In SLG movement, you can direct it to get a path, or get a movable area. I needed a movable area. Getting a movable area also has a ‘cost’ function. The issue I initially faced was that when you assign slg.BLOCKING as cost value, you are blocking that line of search.


The image above shows a case situation (though this is depicting the problem solved). The yellow circle is trying to find a movable area beyond the LOS of the blue circle. The green circles denote valid movable areas, which, again, are the result of having the issue solved. The tiles with LOS is depicted as the squares with the white outlines. Originally, I had put a blocking cost to tiles that are LOS’d, and the result was that I wasn’t getting any green circles.

When the ‘Get movable area’ cost function is run, it seems to spread out to tiles that are movable. However, if a blocking cost was assigned, then it can never branch out past that, unless it finds another route. In the image, the yellow circle is completely surrounded by LOS’d tiles, and therefore, even though tile # 427 and tile # 475 might be out of LOS, the ‘Get movable area’ function can’t get past those tiles that have been blocked.

To make this work, it had to be a 2-step process.
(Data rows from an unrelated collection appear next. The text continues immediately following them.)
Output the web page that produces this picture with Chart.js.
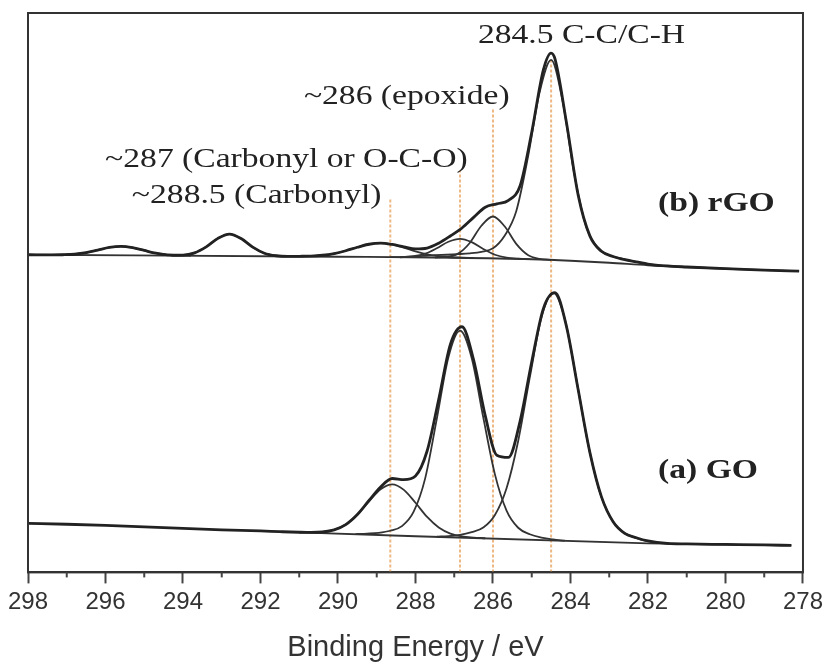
<!DOCTYPE html>
<html>
<head>
<meta charset="utf-8">
<script src="https://cdn.jsdelivr.net/npm/chart.js@4.4.1/dist/chart.umd.min.js"></script>
<style>
  html, body { margin: 0; padding: 0; background: #fff; }
  #wrap { width: 828px; height: 665px; }
</style>
</head>
<body>
<div id="wrap"><canvas id="xps" width="828" height="665"></canvas></div>
<script>
// C 1s spectra, binding energy (eV) vs intensity (arbitrary units, traces offset)

// (a) GO
const goEnergy = [298, 297, 296, 295, 294, 293, 292, 291.5, 291.0, 290.7, 290.4, 290.1, 289.8, 289.5, 289.2, 288.9, 288.6, 288.3, 288.0, 287.7, 287.4, 287.1, 286.8, 286.5, 286.2, 285.9, 285.6, 285.3, 285.0, 284.7, 284.4, 284.1, 283.8, 283.5, 283.2, 282.9, 282.6, 282.3, 282.0, 281.5, 281.0, 280.0, 279.0, 278.3];
const goTotal = [49.0, 48.2, 47.0, 45.6, 44.0, 42.6, 41.5, 40.8, 40.2, 40.0, 40.5, 42.6, 47.9, 58.0, 72.0, 85.5, 94.0, 92.8, 96.5, 121.5, 173.3, 228.2, 245.9, 212.7, 156.9, 117.3, 115.1, 151.5, 210.9, 264.1, 280.0, 245.6, 182.5, 120.2, 75.6, 50.7, 39.1, 34.7, 31.5, 29.0, 28.5, 28.0, 27.5, 27.0];

const goPeak1Energy = [291.0, 290.7, 290.4, 290.1, 289.8, 289.5, 289.2, 288.9, 288.6, 288.3, 288.0, 287.7, 287.4, 287.1, 286.8, 286.5, 286.2];
const goPeak1 = [40.1, 40.0, 40.5, 42.6, 47.9, 57.8, 71.2, 83.3, 88.2, 82.6, 69.7, 55.5, 45.0, 38.9, 36.0, 34.9, 34.2];

const goPeak2Energy = [289.55, 289.25, 288.95, 288.65, 288.35, 288.05, 287.75, 287.45, 287.15, 286.85, 286.55, 286.25, 285.95, 285.65, 285.35, 285.05, 284.75, 284.45, 284.15];
const goPeak2 = [38.3, 38.8, 39.6, 41.7, 46.3, 60.5, 94.1, 153.7, 215.4, 242.0, 214.6, 154.9, 98.1, 61.9, 44.7, 38.2, 34.9, 33.0, 31.7];

const goPeak3Energy = [287.45, 287.15, 286.85, 286.55, 286.25, 285.95, 285.65, 285.35, 285.05, 284.75, 284.45, 284.15, 283.85, 283.55, 283.25, 282.95, 282.65, 282.35, 282.05, 281.75, 281.45];
const goPeak3 = [35.7, 36.4, 37.5, 40.3, 44.9, 57.5, 84.3, 131.6, 195.2, 254.9, 280.0, 254.2, 193.7, 129.4, 81.3, 53.8, 40.5, 35.1, 31.6, 29.9, 28.7];

const goBaseEnergy = [291.0, 282.0, 278.3];
const goBase = [40.1, 29.0, 27.0];

// (b) rGO
const rgoEnergy = [298, 297.4, 297.1, 296.8, 296.5, 296.2, 295.9, 295.6, 295.3, 295.0, 294.7, 294.4, 294.0, 293.7, 293.4, 293.1, 292.8, 292.5, 292.2, 291.9, 291.6, 291.3, 291.0, 290.7, 290.4, 290.1, 289.8, 289.5, 289.2, 288.9, 288.6, 288.3, 288.0, 287.7, 287.4, 287.1, 286.8, 286.5, 286.2, 285.9, 285.6, 285.3, 285.0, 284.7, 284.5, 284.4, 284.1, 283.8, 283.5, 283.2, 282.9, 282.6, 282.3, 282.0, 281.5, 281.0, 280.0, 279.0, 278.1];
const rgoTotal = [318.0, 317.9, 318.0, 318.5, 320.0, 322.6, 325.3, 326.4, 325.1, 322.3, 319.6, 317.9, 317.7, 319.9, 325.9, 334.4, 338.7, 334.2, 325.6, 319.5, 317.0, 316.3, 316.45, 316.7, 317.5, 319.2, 322.0, 325.5, 328.5, 329.6, 328.3, 325.9, 323.85, 324.7, 329.6, 336.8, 344.8, 355.4, 365.5, 369.0, 372.5, 387.1, 440.6, 503.0, 519.8, 514.0, 449.4, 377.4, 336.9, 321.5, 316.2, 313.0, 310.9, 308.7, 306.8, 305.75, 304.0, 302.7, 301.5];

const rgoPeak1Energy = [297.4, 297.1, 296.8, 296.5, 296.2, 295.9, 295.6, 295.3, 295.0, 294.7, 294.4, 294.1, 293.8];
const rgoPeak1 = [317.9, 318.0, 318.5, 320.0, 322.6, 325.3, 326.4, 325.1, 322.3, 319.6, 317.9, 317.2, 317.0];

const rgoPeak2Energy = [294.3, 294.0, 293.7, 293.4, 293.1, 292.8, 292.5, 292.2, 291.9, 291.6, 291.3];
const rgoPeak2 = [317.1, 317.6, 319.9, 325.9, 334.4, 338.7, 334.2, 325.6, 319.5, 317.0, 316.3];

const rgoPeak3Energy = [291.3, 291.0, 290.7, 290.4, 290.1, 289.8, 289.5, 289.2, 288.9, 288.6, 288.3, 288.0, 287.7, 287.4, 287.1, 286.8, 286.5];
const rgoPeak3 = [316.3, 316.5, 316.7, 317.5, 319.2, 322.0, 325.5, 328.5, 329.6, 328.3, 325.1, 321.4, 318.4, 316.5, 315.5, 315.1, 314.6];

const rgoPeak4Energy = [288.65, 288.35, 288.05, 287.75, 287.45, 287.15, 286.85, 286.55, 286.25, 285.95, 285.65, 285.35, 285.05];
const rgoPeak4 = [315.6, 315.7, 316.5, 319.1, 324.5, 331.0, 333.9, 330.6, 323.7, 318.0, 315.1, 314.0, 313.6];

const rgoPeak5Energy = [287.5, 287.2, 286.9, 286.6, 286.3, 286.0, 285.7, 285.4, 285.1, 284.8, 284.5];
const rgoPeak5 = [315.2, 315.8, 319.1, 329.8, 347.0, 356.3, 346.5, 328.9, 317.8, 313.9, 312.8];

const rgoPeak6Energy = [288.4, 288.1, 287.8, 287.5, 287.2, 286.9, 286.6, 286.3, 286.0, 285.7, 285.4, 285.1, 284.8, 284.5, 284.2, 283.9, 283.6, 283.3, 283.0, 282.7, 282.4, 282.0, 281.6];
const rgoPeak6 = [315.5, 316.2, 316.8, 317.6, 318.0, 318.6, 319.4, 320.9, 324.4, 337.0, 361.6, 415.2, 480.0, 513.0, 471.0, 398.5, 346.8, 324.9, 317.5, 314.3, 311.5, 308.7, 306.8];

const rgoBaseEnergy = [298, 290, 287, 285, 284, 283, 282, 280, 278.1];
const rgoBase = [318, 316, 315, 313.5, 312, 310, 307.5, 304, 301.5];

// reference lines for the assigned binding energies
const markerEnergy = [288.65, 286.85, 286.0, 284.5];
const markerTop = [375, 402, 465, 515];

const energyTicks = [298, 296, 294, 292, 290, 288, 286, 284, 282, 280, 278];
const minorTicks = [297, 295, 293, 291, 289, 287, 285, 283, 281, 279];

// text annotations (anchor = left edge, vertical centre, in data units)
const notes = [
  { text: '284.5 C-C/C-H', x: 286.39, y: 537, bold: false },
  { text: '~286 (epoxide)', x: 290.88, y: 476, bold: false },
  { text: '~287 (Carbonyl or O-C-O)', x: 296.01, y: 413, bold: false },
  { text: '~288.5 (Carbonyl)', x: 295.32, y: 377, bold: false },
  { text: '(b) rGO', x: 281.74, y: 369, bold: true },
  { text: '(a) GO', x: 281.74, y: 102, bold: true }
];

const toPoints = (xs, ys) => xs.map((x, i) => ({ x, y: ys[i] }));

const envelope = (xs, ys) => ({
  data: toPoints(xs, ys), borderColor: '#222', borderWidth: 2.8, order: 1
});
const component = (xs, ys) => ({
  data: toPoints(xs, ys), borderColor: '#333', borderWidth: 1.8, order: 2
});

const datasets = [
  envelope(goEnergy, goTotal),
  component(goPeak1Energy, goPeak1),
  component(goPeak2Energy, goPeak2),
  component(goPeak3Energy, goPeak3),
  component(goBaseEnergy, goBase),
  envelope(rgoEnergy, rgoTotal),
  component(rgoPeak1Energy, rgoPeak1),
  component(rgoPeak2Energy, rgoPeak2),
  component(rgoPeak3Energy, rgoPeak3),
  component(rgoPeak4Energy, rgoPeak4),
  component(rgoPeak5Energy, rgoPeak5),
  component(rgoPeak6Energy, rgoPeak6),
  component(rgoBaseEnergy, rgoBase)
];

markerEnergy.forEach((e, i) => {
  datasets.push({
    data: [{ x: e, y: 0 }, { x: e, y: markerTop[i] }],
    borderColor: 'rgba(232, 160, 90, 0.75)',
    borderWidth: 2,
    borderDash: [3, 2],
    cubicInterpolationMode: 'default',
    tension: 0,
    order: 10
  });
});

const frame = {
  id: 'frame',
  afterDraw(chart) {
    const { ctx, chartArea: a, scales: { x } } = chart;
    ctx.save();
    ctx.strokeStyle = '#333';
    ctx.lineWidth = 2;
    ctx.strokeRect(a.left, a.top, a.right - a.left, a.bottom - a.top);
    ctx.strokeStyle = '#444';
    minorTicks.forEach(v => {
      const px = x.getPixelForValue(v);
      ctx.beginPath();
      ctx.moveTo(px, a.bottom);
      ctx.lineTo(px, a.bottom + 5);
      ctx.stroke();
    });
    ctx.restore();
  }
};

const annotate = {
  id: 'annotate',
  afterDatasetsDraw(chart) {
    const { ctx, scales: { x, y } } = chart;
    ctx.save();
    ctx.fillStyle = '#222';
    ctx.textBaseline = 'middle';
    ctx.textAlign = 'left';
    notes.forEach(n => {
      ctx.font = (n.bold ? 'bold ' : '') + '28px "Liberation Serif"';
      ctx.save();
      ctx.translate(x.getPixelForValue(n.x), y.getPixelForValue(n.y));
      ctx.scale(1.2, 1);
      ctx.fillText(n.text, 0, 0);
      ctx.restore();
    });
    ctx.restore();
  }
};

Chart.defaults.font.family = '"Liberation Sans", Arial, sans-serif';

new Chart(document.getElementById('xps'), {
  type: 'line',
  data: { datasets },
  options: {
    responsive: false,
    animation: false,
    events: [],
    layout: { padding: { left: 28, right: 25, top: 13, bottom: 0 } },
    elements: {
      point: { radius: 0 },
      line: { cubicInterpolationMode: 'monotone', fill: false }
    },
    plugins: { legend: { display: false }, tooltip: { enabled: false } },
    scales: {
      x: {
        type: 'linear',
        reverse: true,
        min: 278,
        max: 298,
        afterBuildTicks: scale => { scale.ticks = energyTicks.map(v => ({ value: v })); },
        ticks: { color: '#333', padding: 5, font: { size: 24 }, maxRotation: 0, autoSkip: false },
        grid: { drawOnChartArea: false, drawTicks: true, tickLength: 11, tickColor: '#444', tickWidth: 2 },
        border: { display: true, color: '#333', width: 2 },
        title: {
          display: true,
          text: 'Binding Energy / eV',
          color: '#333',
          font: { size: 29 },
          padding: { top: 8, bottom: 0 }
        }
      },
      y: { type: 'linear', min: 0, max: 560, display: false }
    }
  },
  plugins: [annotate, frame]
});
</script>
</body>
</html>
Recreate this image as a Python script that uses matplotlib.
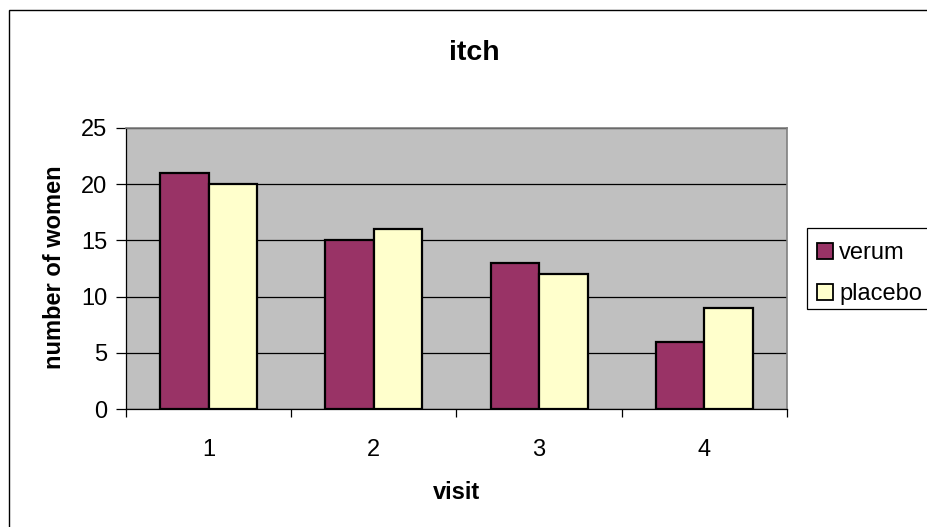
import matplotlib
matplotlib.use("Agg")
import matplotlib.pyplot as plt
from matplotlib.patches import Rectangle
import numpy as np

plt.rcParams['font.family'] = ['Liberation Sans', 'DejaVu Sans']

visits = ["1", "2", "3", "4"]
verum = [21, 15, 13, 6]
placebo = [20, 16, 12, 9]
series_names = ["verum", "placebo"]
series_colors = ["#993366", "#ffffcc"]
y_ticks = [0, 5, 10, 15, 20, 25]

W, H = 928, 527
fig = plt.figure(figsize=(W / 100, H / 100), dpi=100)
fig.patch.set_facecolor("white")


def fx(px):
    return px / W


def fy(py):
    return 1 - py / H


# outer chart frame (runs off the right and bottom edges)
fig.patches.append(Rectangle((fx(9), fy(535)), fx(930), 525 / H,
                             transform=fig.transFigure, fill=False,
                             edgecolor="black", linewidth=1.0))

ax = fig.add_axes([fx(126), fy(409), (787 - 126) / W, (409 - 128) / H])
ax.set_facecolor("#c0c0c0")

x = np.arange(len(visits))
bw = 0.293
ax.bar(x - bw / 2, verum, bw, color=series_colors[0], edgecolor="black",
       linewidth=1.6, zorder=3)
ax.bar(x + bw / 2, placebo, bw, color=series_colors[1], edgecolor="black",
       linewidth=1.6, zorder=3)

ax.set_xlim(-0.5, len(visits) - 0.5)
ax.set_ylim(0, 25)
ax.set_yticks(y_ticks)
ax.set_yticklabels([str(t) for t in y_ticks], fontsize=17)
ax.yaxis.grid(True, color="black", linewidth=0.9, zorder=1)
ax.set_axisbelow(True)

# category labels centred, tick marks on category boundaries
ax.set_xticks(np.arange(-0.5, len(visits) + 0.5, 1.0))
ax.set_xticklabels([])
ax.set_xticks(x, minor=True)
ax.set_xticklabels(visits, minor=True, fontsize=17)
ax.tick_params(axis="x", which="minor", length=0, pad=21.5)
ax.tick_params(axis="x", which="major", length=6, width=0.9, direction="out")
ax.tick_params(axis="y", length=7, width=0.9, direction="out", pad=6.5)

for side in ("top", "right"):
    ax.spines[side].set_color("#808080")
    ax.spines[side].set_linewidth(1.2)
for side in ("left", "bottom"):
    ax.spines[side].set_color("black")
    ax.spines[side].set_linewidth(0.9)

fig.text(fx(474), fy(60), "itch", ha="center", va="baseline",
         fontsize=20.5, fontweight="bold")
fig.text(fx(457), fy(499), "visit", ha="center", va="baseline",
         fontsize=17, fontweight="bold")
fig.text(fx(55), fy(267), "number of women", ha="center", va="center",
         rotation=90, fontsize=17, fontweight="bold")

# legend box with colour keys
fig.patches.append(Rectangle((fx(807), fy(309)), fx(140), 81 / H,
                             transform=fig.transFigure, facecolor="white",
                             edgecolor="black", linewidth=0.9))
key_tops = [243, 284]
baselines = [259, 300]
for name, col, top, base in zip(series_names, series_colors, key_tops, baselines):
    fig.patches.append(Rectangle((fx(817), fy(top + 16)), 16 / W, 16 / H,
                                 transform=fig.transFigure, facecolor=col,
                                 edgecolor="black", linewidth=1.3))
    fig.text(fx(839), fy(base), name, ha="left", va="baseline", fontsize=17)

fig.savefig("out.png", dpi=100, facecolor="white")
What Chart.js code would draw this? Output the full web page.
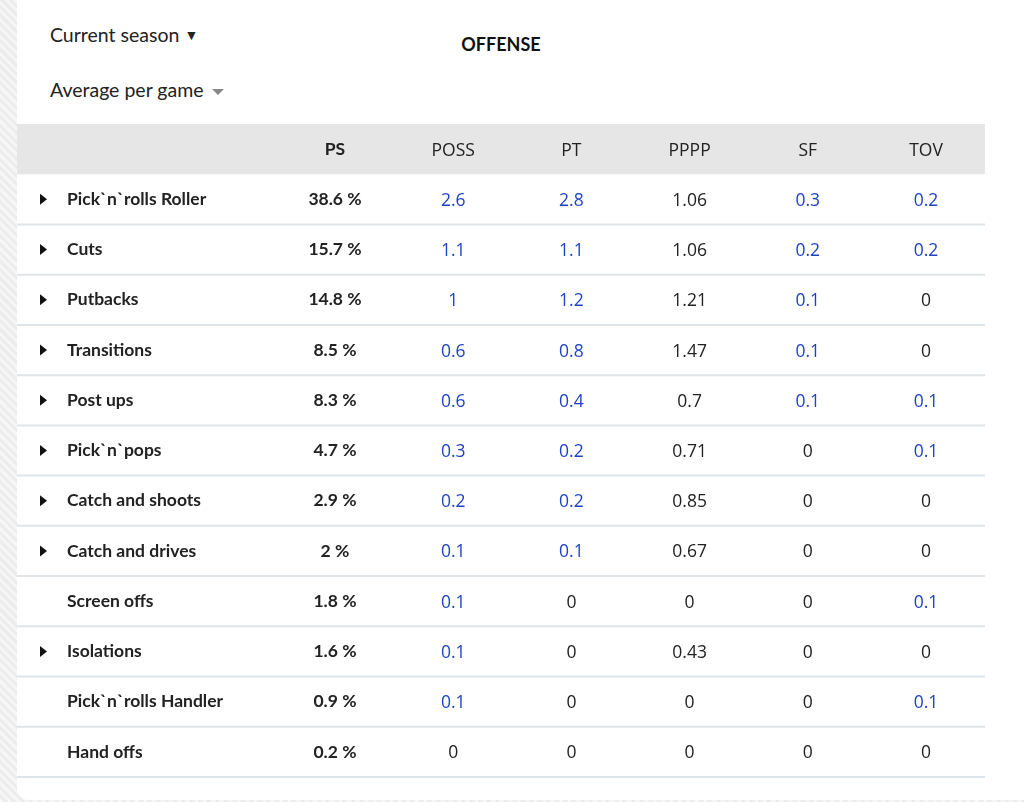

First, make a simple ‘Get movable area’ cost function in which impass=1 is blocked, but everything else is nominal.

Next, filter the result of the cost function further.

The call to the filter function from the ‘Get movable area’ action.
The filter function ‘remove LOS tiles’ goes through the tiles that were gathered by SLG.

So now, in the filter function (‘remove LOS tiles’), the resulting tiles gathered by SLG needs to be appended back to a list (before it’s actually passed into the InstanceGroup).

All tiles that are not appended to this filter result will not be put in the InstanceGroup. So this is a matter of the explicit inclusion of tiles to this result.

In the above image, those tiles that are not LOS’d, are put into the InstanceGroup.